* [WHAT YOU SHOULD DO]
In the entries below, find every line holding the string "this" and collect it.

* [EXTRACTED DATA]
-------
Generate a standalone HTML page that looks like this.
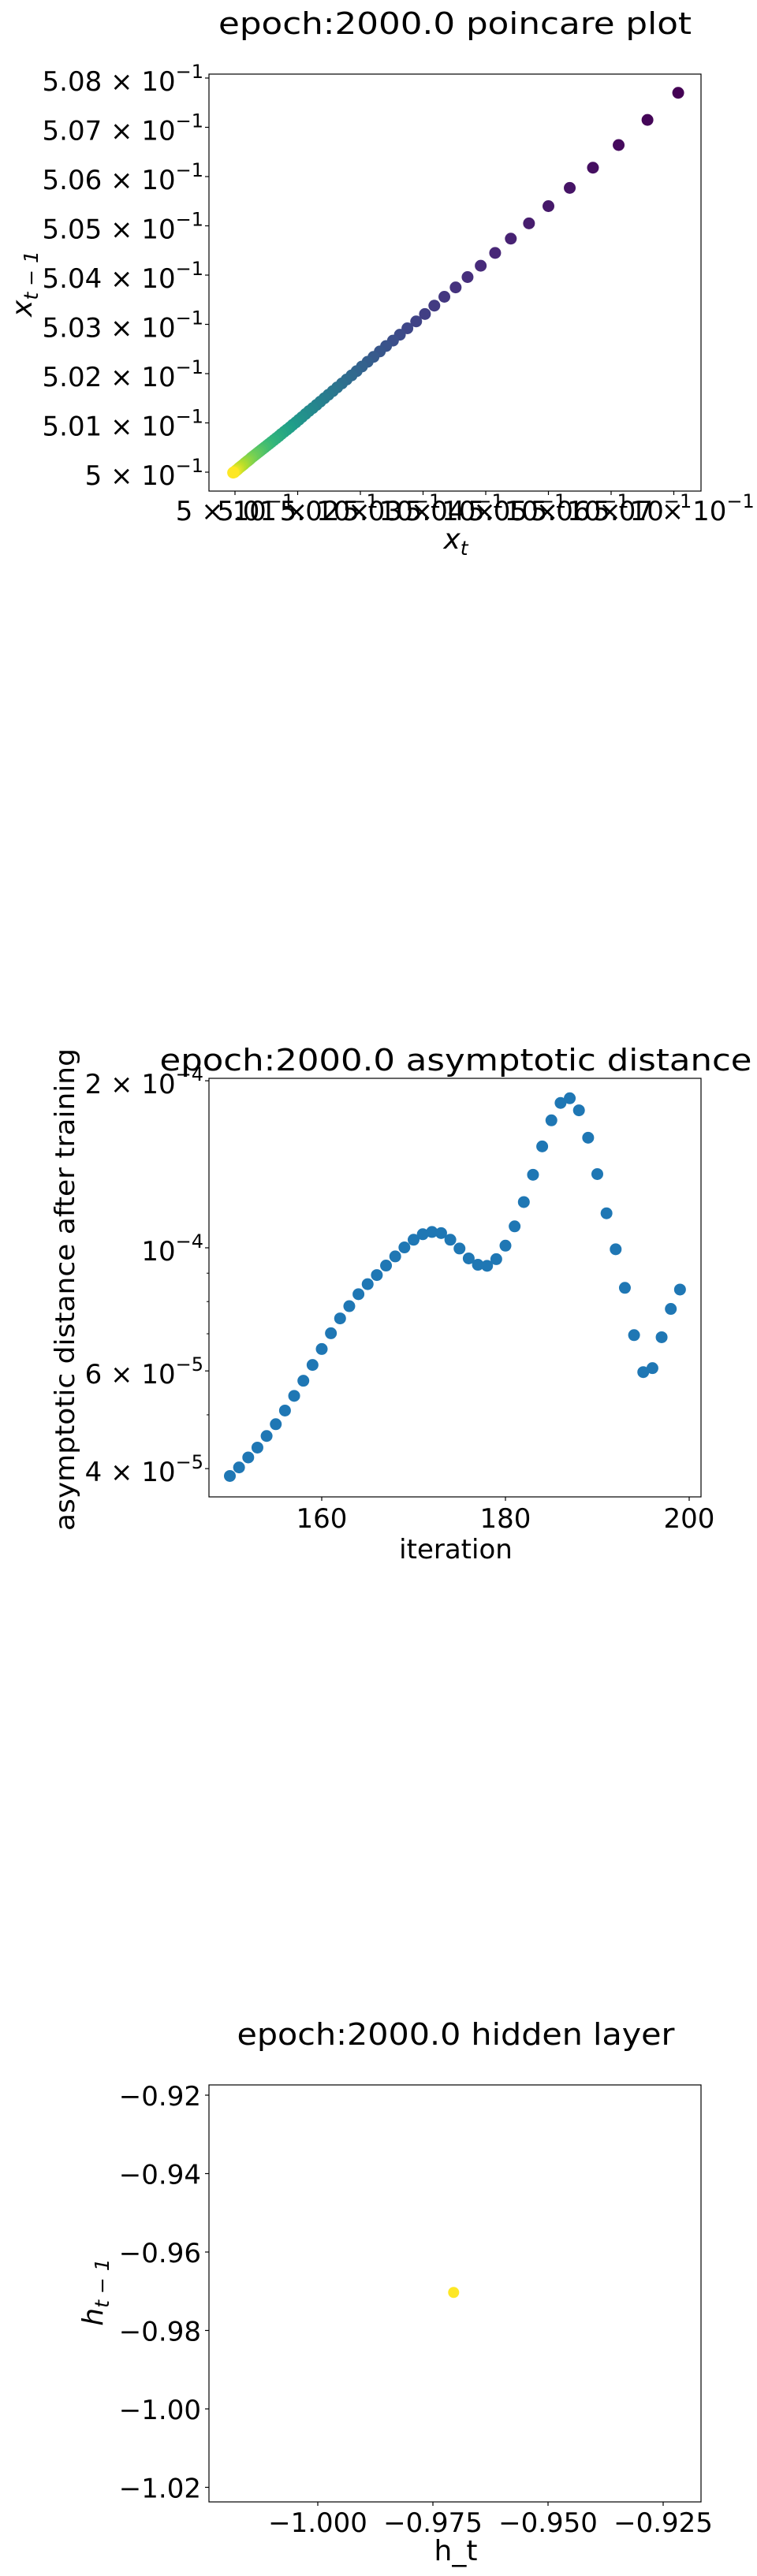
-------
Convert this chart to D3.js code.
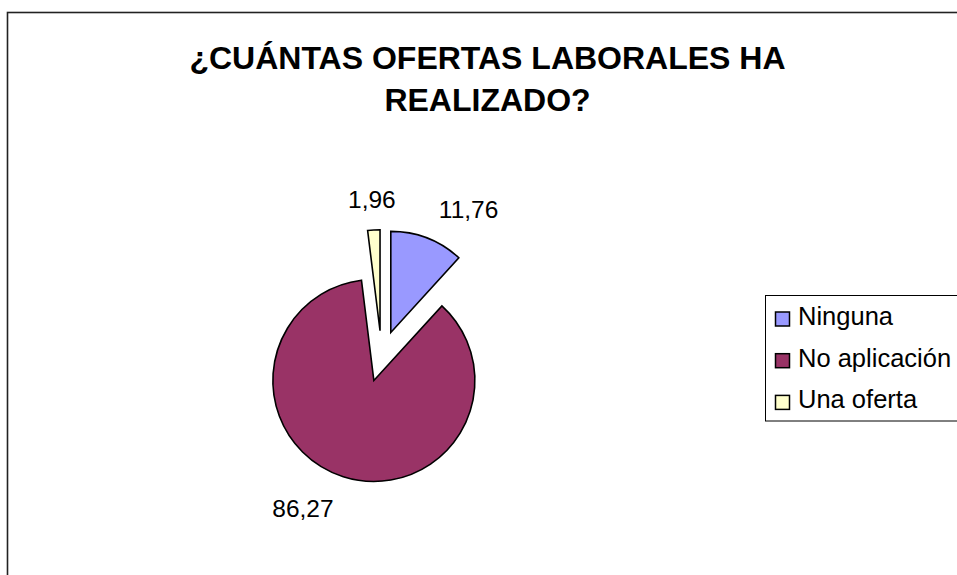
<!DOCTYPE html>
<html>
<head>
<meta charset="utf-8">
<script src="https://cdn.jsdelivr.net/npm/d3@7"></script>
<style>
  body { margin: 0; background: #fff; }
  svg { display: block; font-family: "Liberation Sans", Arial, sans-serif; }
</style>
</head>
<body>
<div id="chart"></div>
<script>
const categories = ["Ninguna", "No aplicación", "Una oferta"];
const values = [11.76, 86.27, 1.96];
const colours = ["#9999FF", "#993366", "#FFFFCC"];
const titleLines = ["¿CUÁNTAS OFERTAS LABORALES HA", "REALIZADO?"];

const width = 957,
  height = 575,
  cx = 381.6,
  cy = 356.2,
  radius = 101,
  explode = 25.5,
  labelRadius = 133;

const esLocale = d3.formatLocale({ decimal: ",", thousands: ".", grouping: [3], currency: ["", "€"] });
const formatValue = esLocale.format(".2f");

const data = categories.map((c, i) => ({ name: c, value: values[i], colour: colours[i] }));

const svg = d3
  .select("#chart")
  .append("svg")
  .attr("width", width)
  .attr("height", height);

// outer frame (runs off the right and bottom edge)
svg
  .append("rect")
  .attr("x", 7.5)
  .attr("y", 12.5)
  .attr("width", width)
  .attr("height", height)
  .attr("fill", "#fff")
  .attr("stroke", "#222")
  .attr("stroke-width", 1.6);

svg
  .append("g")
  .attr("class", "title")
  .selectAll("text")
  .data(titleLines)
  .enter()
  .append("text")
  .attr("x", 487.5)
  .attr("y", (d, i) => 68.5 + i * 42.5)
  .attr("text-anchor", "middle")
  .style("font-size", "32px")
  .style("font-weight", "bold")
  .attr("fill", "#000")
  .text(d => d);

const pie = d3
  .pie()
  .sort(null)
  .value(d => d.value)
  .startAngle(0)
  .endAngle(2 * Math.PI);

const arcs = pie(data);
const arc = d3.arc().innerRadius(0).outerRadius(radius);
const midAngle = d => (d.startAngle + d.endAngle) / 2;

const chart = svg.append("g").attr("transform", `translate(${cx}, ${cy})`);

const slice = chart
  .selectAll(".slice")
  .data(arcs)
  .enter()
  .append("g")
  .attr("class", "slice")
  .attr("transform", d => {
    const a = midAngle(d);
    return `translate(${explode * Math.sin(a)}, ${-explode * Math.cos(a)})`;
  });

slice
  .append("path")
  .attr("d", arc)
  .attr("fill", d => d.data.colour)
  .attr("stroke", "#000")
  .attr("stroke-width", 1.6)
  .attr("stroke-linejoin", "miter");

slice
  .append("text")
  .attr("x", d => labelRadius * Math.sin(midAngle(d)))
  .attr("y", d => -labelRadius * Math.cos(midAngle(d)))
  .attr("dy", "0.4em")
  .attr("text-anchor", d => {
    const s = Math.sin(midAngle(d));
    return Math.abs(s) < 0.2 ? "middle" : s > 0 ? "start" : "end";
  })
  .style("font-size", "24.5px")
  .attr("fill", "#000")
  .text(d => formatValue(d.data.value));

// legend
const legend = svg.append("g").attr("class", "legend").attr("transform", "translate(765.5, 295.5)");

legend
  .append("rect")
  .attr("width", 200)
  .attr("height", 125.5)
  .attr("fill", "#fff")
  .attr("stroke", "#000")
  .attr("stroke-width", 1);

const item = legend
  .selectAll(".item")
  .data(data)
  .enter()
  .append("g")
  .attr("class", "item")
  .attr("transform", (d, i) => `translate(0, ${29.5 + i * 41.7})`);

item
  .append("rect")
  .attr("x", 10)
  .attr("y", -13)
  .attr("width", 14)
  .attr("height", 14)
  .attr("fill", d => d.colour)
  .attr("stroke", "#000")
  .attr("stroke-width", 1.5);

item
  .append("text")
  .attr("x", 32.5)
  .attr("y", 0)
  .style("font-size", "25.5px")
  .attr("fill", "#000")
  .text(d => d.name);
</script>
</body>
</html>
-------
* [RESPONSE TO THE EXERCISE]
Generate a standalone HTML page that looks like this.
Convert this chart to D3.js code.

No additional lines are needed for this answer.